Она пошла на кухню. Странно – почему она выбрала для выяснения отношений минуту, когда мне так плохо? Видно, уж слишком ее распирало. Ужин решительно не удался, моя затея, как бывало часто, провалилась. Мне стало страшно, захотелось собрать родных, как-то сплотить их вокруг себя, а получилось все наоборот. Пришла Элиза, молча подала мне чашку. Я взял ее, посмотрел на жену. И впервые ощутил тревожный холодок: что же с нами будет?
Интенсивность боли: 8
Настроение: туманное
Я со своей больной спиной словно попал в фильм Гарольда Рэмиса “День сурка”. Бесконечно проживал, как Билл Мюррей, один и тот же день. Каждое утро начиналось с визита в больницу. Жизнь превратилась в ожидание диагноза. Боль не проходила, какое бы положение я ни принял; таблетки больше не помогали; я пытался пристроиться так и сяк – спасения не было. В конце концов я предпочел стоять, прислонившись к стене. Другие пациенты смотрели на меня осуждающе, как будто стоять, а не сидеть в приемной – вопиющее нарушение порядка. Дожидаясь своей очереди, я вспомнил, что забыл взять пижаму. И огорчился – мне хотелось быть образцовым больным. Выходит, придется опять напяливать ту казенную, полосатую. Я думал об этом так напряженно, что не услышал, как меня вызвал доктор, ему пришлось раза три-четыре повторить, прежде чем я очнулся.

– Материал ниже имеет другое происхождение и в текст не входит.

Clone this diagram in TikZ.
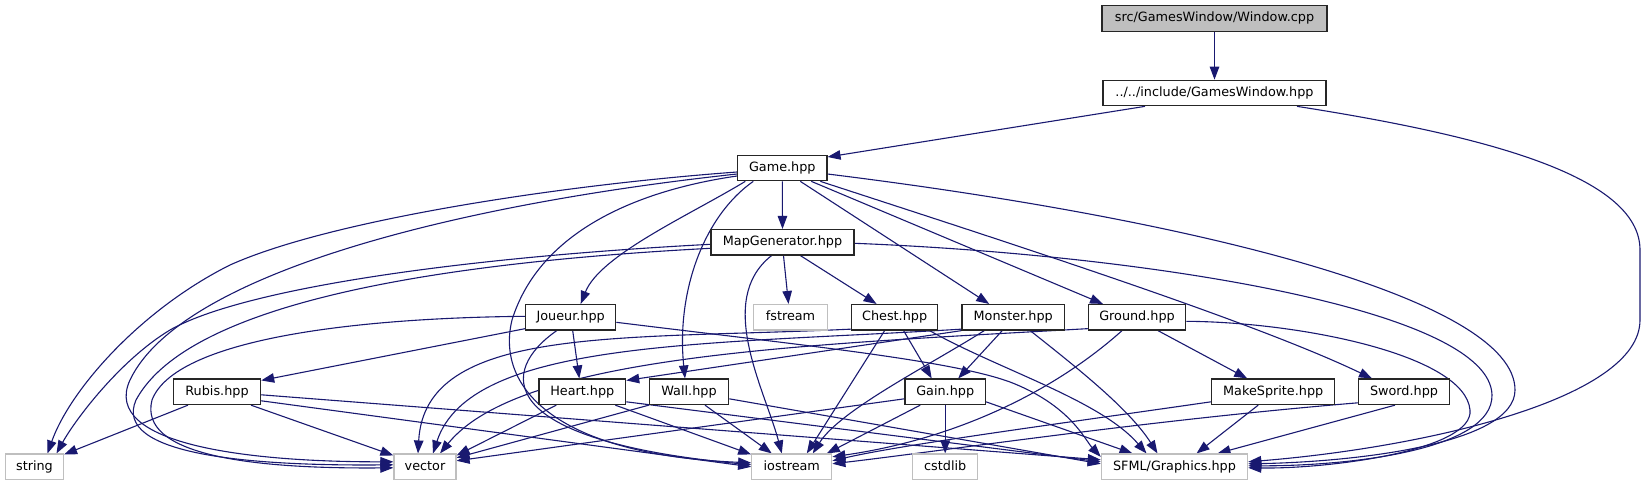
\documentclass[tikz,border=0pt]{standalone}
\usepackage{fontspec}
\setmainfont{DejaVu Sans}
\usetikzlibrary{arrows.meta}
\definecolor{edgeblue}{RGB}{25,25,112}
\definecolor{leafgray}{RGB}{191,191,191}
\definecolor{rootfill}{RGB}{191,191,191}
\pgfdeclarelayer{edgelayer}
\pgfsetlayers{edgelayer,main}
\begin{document}
\begin{tikzpicture}[x=1pt,y=-1pt,
 box/.style={draw=black!85, line width=1.2pt, fill=white, minimum height=25.5pt, inner sep=0pt,
   font=\fontsize{12.8}{15}\selectfont, text=black, text height=9.3pt, text depth=2.7pt},
 rootbox/.style={box, fill=rootfill},
 leafbox/.style={box, draw=leafgray},
 dep/.style={draw=edgeblue, line width=1.1pt, -{Triangle[length=13pt,width=9.5pt]}},
]
\useasboundingbox (0,0) rectangle (1644,485);
% nodes
\node[rootbox, minimum width=225pt] (win) at (1214.5,18.5) {src/GamesWindow/Window.cpp};
\node[box, minimum width=223pt] (gw) at (1214.5,93) {../../include/GamesWindow.hpp};
\node[box, minimum width=89.3pt] (game) at (782.3,168) {Game.hpp};
\node[box, minimum width=143pt] (mapgen) at (782.5,242.3) {MapGenerator.hpp};
\node[box, minimum width=90pt] (joueur) at (570.7,317.3) {Joueur.hpp};
\node[leafbox, minimum width=73.5pt] (fstream) at (790.5,317.3) {fstream};
\node[box, minimum width=86.5pt] (chest) at (894.6,317.3) {Chest.hpp};
\node[box, minimum width=102.5pt] (monster) at (1013.2,317.3) {Monster.hpp};
\node[box, minimum width=97.3pt] (ground) at (1137,317.3) {Ground.hpp};
\node[box, minimum width=87.2pt] (rubis) at (217,391.8) {Rubis.hpp};
\node[box, minimum width=86.7pt] (heart) at (582.3,391.8) {Heart.hpp};
\node[box, minimum width=79.3pt] (wall) at (689,391.8) {Wall.hpp};
\node[box, minimum width=80.3pt] (gain) at (945.2,391.8) {Gain.hpp};
\node[box, minimum width=123pt] (makesprite) at (1273.2,391.8) {MakeSprite.hpp};
\node[box, minimum width=90.7pt] (sword) at (1404,391.8) {Sword.hpp};
\node[leafbox, minimum width=58pt] (string) at (34.5,466.8) {string};
\node[leafbox, minimum width=62pt] (vector) at (425,466.8) {vector};
\node[leafbox, minimum width=80pt] (iostream) at (791.8,466.8) {iostream};
\node[leafbox, minimum width=65.3pt] (cstdlib) at (945.2,466.8) {cstdlib};
\node[leafbox, minimum width=146.3pt] (sfml) at (1174.5,466.8) {SFML/Graphics.hpp};
\begin{pgfonlayer}{edgelayer}
% top
\draw[dep] (win.south) -- (gw.north);
\draw[dep] ([xshift=-69.5pt]gw.south) -- ([yshift=11pt]game.east);
\draw[dep] ([xshift=82.5pt]gw.south) .. controls (1480,135) and (1640,175) .. (1640,250) -- (1640,320) .. controls (1640,400) and (1420,448) .. ([yshift=5pt]sfml.east);
% Game
\draw[dep] ([yshift=-4pt]game.west) .. controls (560,185) and (330,220) .. (230,265) .. controls (140,310) and (70,390) .. ([xshift=13pt]string.north);
\draw[dep] ([yshift=-6pt]game.west) .. controls (450,205) and (180,275) .. (130,380) .. controls (100,445) and (250,462) .. ([yshift=5pt]vector.west);
\draw[dep] ([yshift=-8pt]game.west) .. controls (640,190) and (540,230) .. (512,320) .. controls (495,390) and (560,455) .. ([yshift=4pt]iostream.west);
\draw[dep] ([xshift=-37pt]game.south) .. controls (690,215) and (600,255) .. ([xshift=10pt]joueur.north);
\draw[dep] (game.south) -- (mapgen.north);
\draw[dep] ([xshift=-29pt]game.south) .. controls (705,215) and (676,290) .. ([xshift=-4pt]wall.north);
\draw[dep] ([xshift=18pt]game.south) -- ([xshift=-24pt]monster.north);
\draw[dep] ([xshift=29pt]game.south) -- ([xshift=-34pt]ground.north);
\draw[dep] ([xshift=38pt]game.south) .. controls (1000,240) and (1250,320) .. ([xshift=-32pt]sword.north);
\draw[dep] ([yshift=-6pt]game.east) .. controls (1200,220) and (1515,300) .. (1515,390) .. controls (1515,445) and (1350,462) .. ([yshift=3pt]sfml.east);
% MapGenerator
\draw[dep] ([yshift=-2pt]mapgen.west) .. controls (450,258) and (240,290) .. (170,330) .. controls (120,360) and (75,420) .. ([xshift=22pt]string.north);
\draw[dep] ([yshift=-6pt]mapgen.west) .. controls (450,262) and (190,300) .. (136,400) .. controls (112,455) and (250,466) .. ([yshift=2pt]vector.west);
\draw[dep] ([xshift=-11pt]mapgen.south) .. controls (715,300) and (765,390) .. ([xshift=-10pt]iostream.north);
\draw[dep] ([xshift=1pt]mapgen.south) -- ([xshift=-2pt]fstream.north);
\draw[dep] ([xshift=18pt]mapgen.south) -- ([xshift=-18pt]chest.north);
\draw[dep] ([yshift=-1pt]mapgen.east) .. controls (1150,255) and (1490,310) .. (1492,395) .. controls (1493,450) and (1350,466) .. ([yshift=1pt]sfml.east);
% Joueur
\draw[dep] ([yshift=1pt]joueur.west) .. controls (350,318) and (175,340) .. (152,400) .. controls (138,455) and (250,469) .. ([yshift=-1pt]vector.west);
\draw[dep] ([xshift=-14pt]joueur.south) .. controls (500,370) and (490,440) .. ([yshift=2pt]iostream.west);
\draw[dep] ([yshift=2pt]joueur.south west) -- ([yshift=-2pt]rubis.north east);
\draw[dep] ([xshift=2pt]joueur.south) -- ([xshift=-3pt]heart.north);
\draw[dep] ([yshift=-5pt]joueur.east) .. controls (800,345) and (950,360) .. (1010,382) .. controls (1070,405) and (1085,440) .. ([yshift=10pt]sfml.west);
% Chest
\draw[dep] ([yshift=1.5pt]chest.south west) .. controls (620,340) and (425,325) .. ([xshift=-7pt]vector.north);
\draw[dep] ([xshift=-10pt]chest.south) -- ([xshift=15pt]iostream.north);
\draw[dep] ([xshift=9pt]chest.south) -- ([xshift=-13.5pt]gain.north);
\draw[dep] ([xshift=35pt]chest.south) .. controls (1000,370) and (1100,400) .. ([xshift=-28pt]sfml.north);
% Monster
\draw[dep] ([yshift=1.5pt]monster.south west) .. controls (700,345) and (470,340) .. ([xshift=8pt]vector.north);
\draw[dep] (monster.south west) -- ([yshift=-2pt]heart.north east);
\draw[dep] ([xshift=-29pt]monster.south) .. controls (930,365) and (840,410) .. ([xshift=21pt]iostream.north);
\draw[dep] ([xshift=-11pt]monster.south) -- ([xshift=13pt]gain.north);
\draw[dep] ([xshift=17pt]monster.south) .. controls (1080,370) and (1130,410) .. ([xshift=-17pt]sfml.north);
% Ground
\draw[dep] ([yshift=2pt]ground.south west) .. controls (800,345) and (520,355) .. ([xshift=15pt]vector.north);
\draw[dep] ([xshift=-15pt]ground.south) .. controls (1050,395) and (950,440) .. ([yshift=10pt]iostream.east);
\draw[dep] ([xshift=21pt]ground.south) -- ([xshift=-26pt]makesprite.north);
\draw[dep] ([yshift=-4pt]ground.east) .. controls (1300,322) and (1465,355) .. (1470,410) .. controls (1474,450) and (1330,469) .. ([yshift=-1pt]sfml.east);
% Rubis
\draw[dep] ([xshift=-29pt]rubis.south) -- ([yshift=-1pt]string.north east);
\draw[dep] ([xshift=34pt]rubis.south) -- ([yshift=-2pt]vector.north west);
\draw[dep] ([yshift=-9pt]rubis.east) -- (iostream.west);
\draw[dep] ([yshift=-3pt]rubis.east) -- ([yshift=7pt]sfml.west);
% Heart
\draw[dep] ([xshift=-26pt]heart.south) -- ([yshift=-2pt]vector.north east);
\draw[dep] ([xshift=33pt]heart.south) -- ([yshift=-1pt]iostream.north west);
\draw[dep] ([yshift=-10pt]heart.east) -- ([yshift=5pt]sfml.west);
% Wall
\draw[dep] (wall.south west) -- ([yshift=9pt]vector.east);
\draw[dep] ([xshift=16pt]wall.south) -- ([xshift=-20pt]iostream.north);
\draw[dep] ([yshift=-7pt]wall.east) -- ([yshift=3pt]sfml.west);
% Gain
\draw[dep] ([yshift=-7pt]gain.west) -- ([yshift=6pt]vector.east);
\draw[dep] ([xshift=-25pt]gain.south) -- ([xshift=35pt]iostream.north);
\draw[dep] (gain.south) -- (cstdlib.north);
\draw[dep] ([yshift=-10pt]gain.east) -- ([xshift=-42pt]sfml.north);
% MakeSprite
\draw[dep] ([yshift=-10pt]makesprite.west) .. controls (1050,425) and (900,445) .. ([yshift=6pt]iostream.east);
\draw[dep] ([xshift=-15pt]makesprite.south) -- ([xshift=22pt]sfml.north);
% Sword
\draw[dep] ([yshift=-11pt]sword.west) .. controls (1150,420) and (950,450) .. ([yshift=3pt]iostream.east);
\draw[dep] ([xshift=-9pt]sword.south) -- ([xshift=43pt]sfml.north);
\end{pgfonlayer}
\end{tikzpicture}
\end{document}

– Простите, я задумался, – сказал я ему.
– Это хороший признак. Значит, вы не слишком волнуетесь.
– …
– Мне очень неловко за вчерашнее. Такого никогда не бывало. Систему налаживали два часа.
– Надо же! – сказал я с притворным интересом.
– Что нужно делать, вы уже знаете. Можно не повторять.
– Да-да.
– Пижаму принесли?
– Забыл.
– Ничего страшного. Вот выбирайте.
К моему удивлению, полосатой пижамы в знакомой корзинке не оказалось. Это что же, они их стирают? На этот раз выбор был скудным. Всего два варианта: одна пижама тошнотворного грязно-желтого цвета, другая – в мелкую клеточку. Я выбрал клетчатую – в таких щеголяли респектабельные буржуа в санаториях начала двадцатого века. Быстро переоделся и лег на стол. Скорее бы кончилась эта пытка.
Стол снова заехал в туннель. Шумело еще сильнее, чем накануне, как будто после ремонта аппарат взбодрился. Он воинственно рычал, готовый унюхать любую, самую микроскопическую потаенную опухоль. Тут про тебя, беспомощно лежащего, известно все. Твое тело подобно подпольщику, которого окружили враги. Тебе слепят глаза фонарями, и ты выходишь из своего убежища, с поднятыми руками и опущенной головой, обреченный на мучительную смерть. В этой войне я вел борьбу за выживание и проигрывал страху. Тянулось время, я смутно слышал где-то вдалеке голос врача, но слов не различал. Я попал в ватный кокон, и он становился все толще, перед мысленным взором проплыли, точно ангелы, жена и дети, а вслед за ними – толпа каких-то совершенно неуместных, случайных лиц из прошлого: школьный учитель французского, продавец из овощной лавки на углу. Как будто прорвалась плотина. Границы сознания рухнули, все захлестнула разрушительная и изумительная стихия, и я безвольно отдался смерти, уходя все глубже в океанскую пучину, из светлой синевы во мрак небытия.
– Ничего аномального, – вдруг донеслось с поверхности.
– …
– Ваши боли не связаны с каким-либо заболеванием.
– А пятно? – спросил я и только тогда понял, что процедура окончена – стол из туннеля вернулся в исходное положение, а я и не заметил.